- Natural gas and power price increases in New England this bitter winter may foreshadow the future for much of the U.S., according to Stephen Brick of the Chicago Council on Global Affairs.
- The most extreme gas price spikes were in the Northeast, as usual, especially New England, where about 46% of last year's power came from gas plants -- up from 30% in 2001. But pipeline bottlenecks contributed to supply shortages at power plants along the East Coast and in the Midwest, Texas and California, too, according to regional grid operators. As coal and even nuclear plants retire and gas owns a bigger share of the generation mix, gas pipeline capacity, especially in extreme weather events, will continue to be a challenge.

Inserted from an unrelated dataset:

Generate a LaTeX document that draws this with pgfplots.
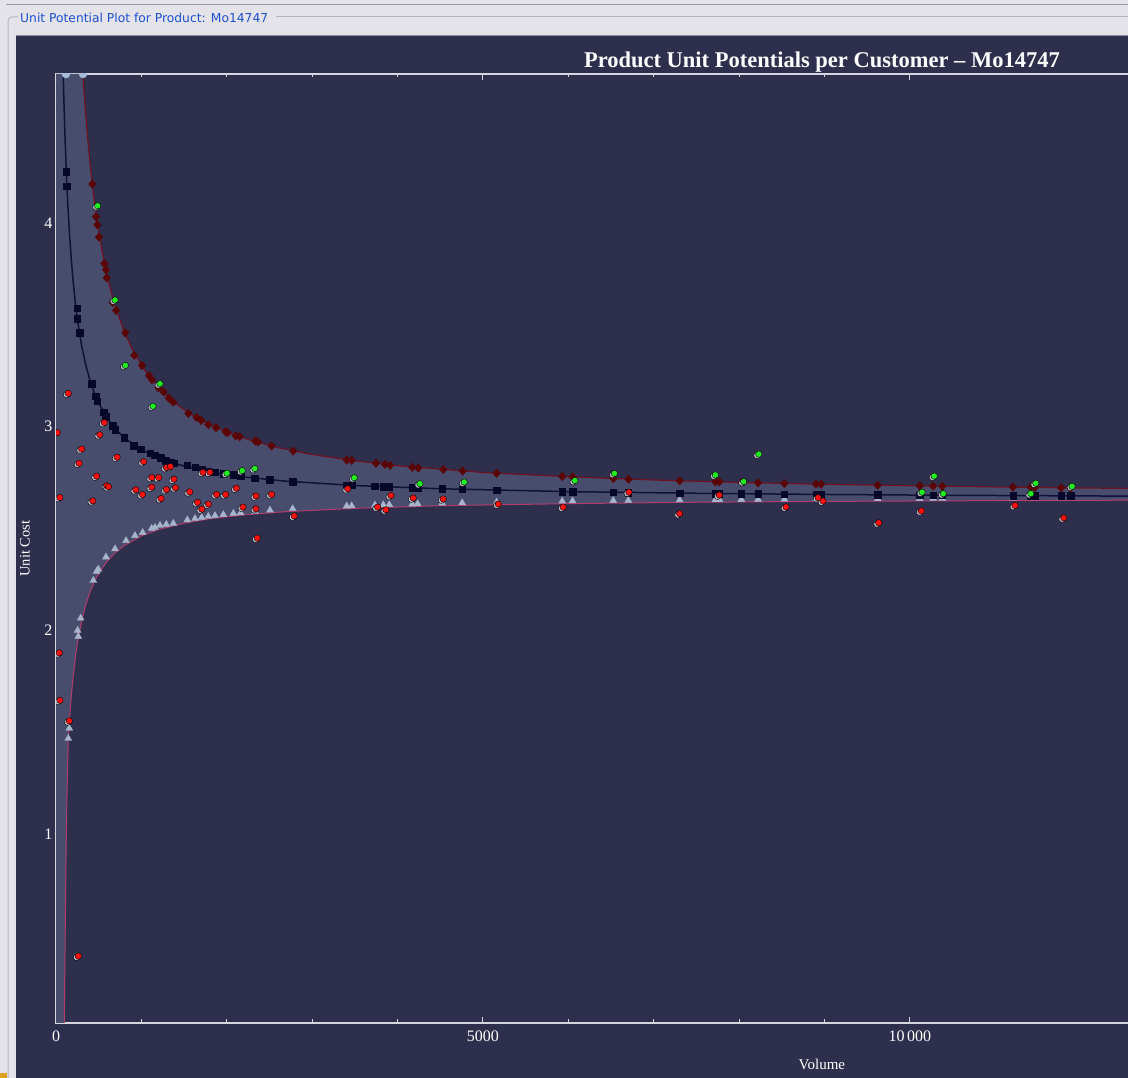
\documentclass[border=0pt]{standalone}
\usepackage{fontspec}
\setmainfont{Liberation Serif}
\newfontfamily\uisans{DejaVu Sans}
\usepackage{pgfplots}
\usepackage{pgfplotstable}
\pgfplotsset{compat=1.18}
\definecolor{winbg}{HTML}{E3E3E9}
\definecolor{winline}{HTML}{9A9AA6}
\definecolor{boxcol}{HTML}{B4B4BE}
\definecolor{uiblue}{HTML}{1E50D2}
\definecolor{panel}{HTML}{2E2F4C}
\definecolor{paneledge}{HTML}{8A8AA0}
\definecolor{band}{HTML}{484D6D}
\definecolor{axiscol}{HTML}{D6D6DE}
\definecolor{upline}{HTML}{6E1222}
\definecolor{diamcol}{HTML}{5A0606}
\definecolor{midline}{HTML}{10123A}
\definecolor{sqcol}{HTML}{070829}
\definecolor{lowline}{HTML}{B23C6C}
\definecolor{tricol}{HTML}{A6B4CC}
\definecolor{reddot}{HTML}{FF1010}
\definecolor{greendot}{HTML}{22EE22}
\definecolor{ghost}{HTML}{B9BBCC}
\definecolor{topdot}{HTML}{A4BCDA}
\definecolor{orangemark}{HTML}{E0A020}

\pgfplotstableread{
x y
15 2.97
45 2.652
39 1.89
47 1.657
156 1.556
261 0.402
144 3.163
566 3.02
513 2.96
301 2.89
271 2.82
716 2.85
476 2.757
595 2.71
615 2.705
431 2.636
1026 2.828
935 2.69
1013 2.667
1122 2.75
1202 2.75
1122 2.703
1294 2.799
1340 2.804
1382 2.742
1292 2.691
1400 2.70
1230 2.647
1566 2.68
1658 2.628
1785 2.62
1708 2.595
1721 2.776
1803 2.776
1881 2.667
1987 2.667
2112 2.698
2190 2.605
2342 2.66
2342 2.597
2357 2.453
2525 2.667
2790 2.562
3416 2.695
3767 2.605
3864 2.592
3923 2.662
4184 2.65
4535 2.645
5180 2.62
5941 2.605
6710 2.678
7304 2.573
7769 2.664
8550 2.606
8925 2.651
8984 2.635
9635 2.528
10135 2.586
11232 2.613
11803 2.552
}\reddata

\pgfplotstableread{
x y
488 4.083
691 3.621
812 3.30
1218 3.21
1136 3.10
2002 2.771
2181 2.784
2328 2.794
3493 2.749
4262 2.72
4781 2.728
6077 2.735
6540 2.770
7723 2.763
8053 2.73
8230 2.865
10143 2.678
10285 2.757
10392 2.671
11417 2.671
11475 2.722
11900 2.707
}\greendata

\begin{document}
\begin{tikzpicture}[x=1bp,y=1bp]
\useasboundingbox (0,0) rectangle (1128,1078);
\clip (0,0) rectangle (1128,1078);
\fill[winbg] (0,0) rectangle (1128,1078);
\draw[winline, line width=1bp] (6,1073) -- (1128,1073);
\draw[boxcol, line width=1bp, rounded corners=4bp] (18,1061) -- (8,1061) -- (8,-5);
\draw[boxcol, line width=1bp] (276,1061) -- (1130,1061);
\node[anchor=west, text=uiblue, inner sep=0pt, font=\uisans\fontsize{12.3bp}{14bp}\selectfont] at (20,1060) {Unit Potential Plot for Product: Mo14747};
\fill[panel] (16,-2) rectangle (1130,1043);
\draw[paneledge, line width=0.8bp] (16,1043) -- (1130,1043);
\fill[orangemark] (0,0) rectangle (7,5);

\begin{axis}[
  at={(56bp,55bp)}, anchor=south west,
  scale only axis, width=1110bp, height=949bp,
  xmin=0, xmax=13000, ymin=0.074, ymax=4.73,
  scaled x ticks=false, scaled y ticks=false,
  axis line style={draw=axiscol, line width=1.2bp},
  every tick/.style={draw=axiscol, line width=0.9bp},
  tick align=inside,
  major tick length=6bp, minor tick length=3.5bp,
  xtick={0,5000,10000}, xticklabels={0,5000,10\,000},
  minor x tick num=4,
  ytick={1,2,3,4}, yticklabels={1,2,3,4},
  minor y tick num=4,
  tick label style={text=white, font=\fontsize{16bp}{18bp}\selectfont},
  xticklabel style={yshift=-4bp},
  title={\textbf{Product Unit Potentials per Customer -- Mo14747}},
  title style={at={(rel axis cs:0.69,1)}, anchor=base, yshift=0.3bp, text=white, font=\fontsize{22.5bp}{24bp}\selectfont},
  xlabel={Volume},
  xlabel style={at={(rel axis cs:0.69,0)}, anchor=center, yshift=-41bp, text=white, font=\fontsize{15bp}{17bp}\selectfont},
  ylabel={Unit Cost},
  ylabel style={at={(rel axis cs:0,0.5)}, anchor=center, yshift=31bp, text=white, font=\fontsize{14.5bp}{17bp}\selectfont},
  clip marker paths=true,
]
% band between upper and lower curves
\addplot[fill=band, draw=none] coordinates {
(0,4.73) (315,4.73) (330,4.635) (350,4.521) (375,4.396) (400,4.287) (425,4.190) (450,4.104) (500,3.958) (550,3.839) (600,3.739) (650,3.655) (700,3.583) (800,3.465) (900,3.374) (1000,3.301) (1100,3.241) (1250,3.170) (1400,3.113) (1600,3.055) (1800,3.009) (2000,2.973) (2300,2.930) (2600,2.897) (3000,2.863) (3500,2.832) (4000,2.808) (5000,2.775) (6000,2.754) (7000,2.738) (8000,2.726) (9000,2.717) (10000,2.710) (11000,2.704) (12000,2.699) (13000,2.695)
(13000,2.640) (12000,2.638) (10500,2.636) (9000,2.633) (7500,2.629) (6000,2.622) (4500,2.612) (3500,2.599) (2700,2.583) (2200,2.567) (1800,2.548) (1500,2.526) (1200,2.495) (1000,2.464) (800,2.417) (700,2.384) (600,2.340) (500,2.280) (450,2.240) (400,2.191) (350,2.128) (300,2.046) (260,1.960) (230,1.876) (200,1.771) (180,1.682) (160,1.575) (144,1.47) (132,1.26) (121,1.00) (113,0.72) (105,0.40) (97,0.074) (0,0.074)
} -- cycle;
% upper curve
\addplot[upline, line width=1.2bp, mark=none] coordinates {
(315,4.73) (330,4.635) (350,4.521) (375,4.396) (400,4.287) (425,4.190) (450,4.104) (500,3.958) (550,3.839) (600,3.739) (650,3.655) (700,3.583) (800,3.465) (900,3.374) (1000,3.301) (1100,3.241) (1250,3.170) (1400,3.113) (1600,3.055) (1800,3.009) (2000,2.973) (2300,2.930) (2600,2.897) (3000,2.863) (3500,2.832) (4000,2.808) (5000,2.775) (6000,2.754) (7000,2.738) (8000,2.726) (9000,2.717) (10000,2.710) (11000,2.704) (12000,2.699) (13000,2.695)
};
% middle curve
\addplot[midline, line width=1.5bp, mark=none] coordinates {
(85,4.720) (90,4.640) (100,4.495) (110,4.370) (121,4.250) (128,4.180) (140,4.078) (160,3.933) (180,3.815) (200,3.716) (230,3.595) (260,3.499) (300,3.397) (350,3.300) (400,3.224) (450,3.164) (500,3.116) (600,3.041) (700,2.986) (800,2.945) (1000,2.886) (1200,2.846) (1500,2.806) (1800,2.778) (2200,2.753) (2700,2.732) (3500,2.711) (4500,2.695) (6000,2.681) (7500,2.673) (9000,2.667) (10500,2.663) (12000,2.660) (13000,2.658)
};
% lower curve
\addplot[lowline, line width=1bp, mark=none] coordinates {
(97,0.074) (105,0.40) (113,0.72) (121,1.00) (132,1.26) (144,1.47) (160,1.575) (180,1.682) (200,1.771) (230,1.876) (260,1.960) (300,2.046) (350,2.128) (400,2.191) (450,2.240) (500,2.280) (600,2.340) (700,2.384) (800,2.417) (1000,2.464) (1200,2.495) (1500,2.526) (1800,2.548) (2200,2.567) (2700,2.583) (3500,2.599) (4500,2.612) (6000,2.622) (7500,2.629) (9000,2.633) (10500,2.636) (12000,2.638) (13000,2.640)
};
% triangles (lower potential)
\addplot[only marks, mark=triangle*, mark size=4bp, mark options={fill=tricol, draw=tricol}] coordinates {
(144,1.47) (156,1.52) (253,2.00) (261,1.97) (289,2.06) (437,2.245) (476,2.29) (496,2.30) (585,2.36) (691,2.40) (820,2.44) (925,2.465) (1015,2.48) (1120,2.50) (1159,2.505) (1218,2.515) (1292,2.52) (1374,2.525)
(1538,2.542) (1628,2.548) (1706,2.554) (1784,2.559) (1862,2.563) (1960,2.568) (2077,2.574) (2162,2.577) (2330,2.584) (2506,2.590) (2772,2.597) (3404,2.610) (3463,2.611) (3735,2.615) (3833,2.616) (3903,2.617) (4172,2.620) (4235,2.621) (4523,2.624) (4757,2.626) (5160,2.629) (5929,2.634) (6050,2.635) (6526,2.637) (6702,2.638) (7304,2.640) (7723,2.641) (7769,2.642) (8026,2.642) (8222,2.643) (8530,2.644) (8901,2.645) (8960,2.645) (9623,2.646) (10116,2.647) (10273,2.648) (10380,2.648) (11208,2.649) (11417,2.650) (11464,2.650) (11772,2.650) (11882,2.650)
};
% squares (mean potential)
\addplot[only marks, mark=square*, mark size=3.3bp, mark options={fill=sqcol, draw=sqcol}] coordinates {
(121,4.25) (128,4.18) (246,3.58) (250,3.53) (277,3.46) (418,3.21) (464,3.15) (484,3.125) (562,3.07) (581,3.05) (663,3.005) (691,2.985) (800,2.945) (913,2.907) (992,2.89) (1101,2.87) (1159,2.86) (1226,2.847) (1288,2.833) (1347,2.826) (1386,2.82) (1538,2.81) (1628,2.80) (1706,2.79) (1784,2.78) (1862,2.776) (1960,2.77) (2077,2.765) (2162,2.757) (2330,2.747) (2506,2.740) (2772,2.730) (3404,2.713) (3463,2.712) (3735,2.707) (3833,2.705) (3903,2.704) (4172,2.700) (4235,2.699) (4523,2.695) (4757,2.692) (5160,2.688) (5929,2.682) (6050,2.681) (6526,2.678) (6702,2.677) (7304,2.674) (7723,2.672) (7769,2.671) (8026,2.670) (8222,2.670) (8530,2.669) (8901,2.667) (8960,2.667) (9623,2.665) (10116,2.664) (10273,2.664) (10380,2.663) (11208,2.661) (11417,2.661) (11464,2.661) (11772,2.660) (11882,2.660)
};
% diamonds (upper potential)
\addplot[only marks, mark=diamond*, mark size=4.2bp, mark options={fill=diamcol, draw=diamcol, xscale=1.2}] coordinates {
(425,4.19) (468,4.03) (484,3.99) (503,3.93) (566,3.80) (585,3.77) (593,3.73) (663,3.61) (703,3.57) (812,3.46) (917,3.35) (1007,3.30) (1090,3.25) (1125,3.23) (1200,3.19) (1260,3.17) (1320,3.14) (1374,3.12) (1550,3.065) (1647,3.045) (1700,3.03) (1784,3.01) (1874,2.995) (1987,2.975) (2010,2.97) (2104,2.955) (2150,2.95) (2334,2.93) (2365,2.925) (2525,2.905) (2779,2.88) (3404,2.836) (3463,2.834) (3747,2.82) (3852,2.815) (3914,2.81) (4172,2.80) (4243,2.797) (4535,2.789) (4762,2.782) (5160,2.771) (5929,2.755) (6050,2.753) (6528,2.745) (6705,2.742) (7304,2.734) (7723,2.729) (7769,2.729) (8026,2.726) (8222,2.724) (8530,2.721) (8901,2.718) (8960,2.717) (9623,2.712) (10116,2.709) (10273,2.708) (10380,2.707) (11208,2.703) (11417,2.702) (11464,2.701) (11772,2.700) (11882,2.699)
};
% marks where curves leave the top
\addplot[only marks, mark=*, mark size=4bp, mark options={fill=topdot, draw=topdot}] coordinates {(117,4.73) (316,4.73)};
% customer points: ghost then colour
\addplot[only marks, mark=*, mark size=3.2bp, mark options={fill=ghost, draw=none, xshift=-1.8bp, yshift=-1.3bp}] table[x=x,y=y] {\reddata};
\addplot[only marks, mark=*, mark size=3.2bp, mark options={fill=reddot, draw=none}] table[x=x,y=y] {\reddata};
\addplot[only marks, mark=*, mark size=3.2bp, mark options={fill=ghost, draw=none, xshift=-1.8bp, yshift=-1.3bp}] table[x=x,y=y] {\greendata};
\addplot[only marks, mark=*, mark size=3.2bp, mark options={fill=greendot, draw=none}] table[x=x,y=y] {\greendata};
\end{axis}
\end{tikzpicture}
\end{document}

- Lower-48 households spent 5% more on electricity and 10% more for gas on average this winter, the Energy Information Administration reported. In the New York City area, Consolidated Edison said a typical residential bill went up 22% in February from a year ago.
Who knows whether future winters will be as biting as this one, the coldest since 1981-82. But gas supply and power price issues will remain challenges, especially as gas fuels more and more generation. Industry and regulators are trying to address the gas-for-power problem by removing market-practice barriers to reliable supply -- the Federal Energy Regulatory Commission last week proposed ordering more changes to pipeline operations and scheduling to coordinate better with power systems -- but fundamental supply-demand problems will remain.
"As you rely more on natural gas, or one fuel, you will see more and more spikes in power prices,” said Roshan Bains, director of utilities power and gas at Fitch Ratings. “Rolling blackouts would be more of the norm because of the aggravated fuel supply.”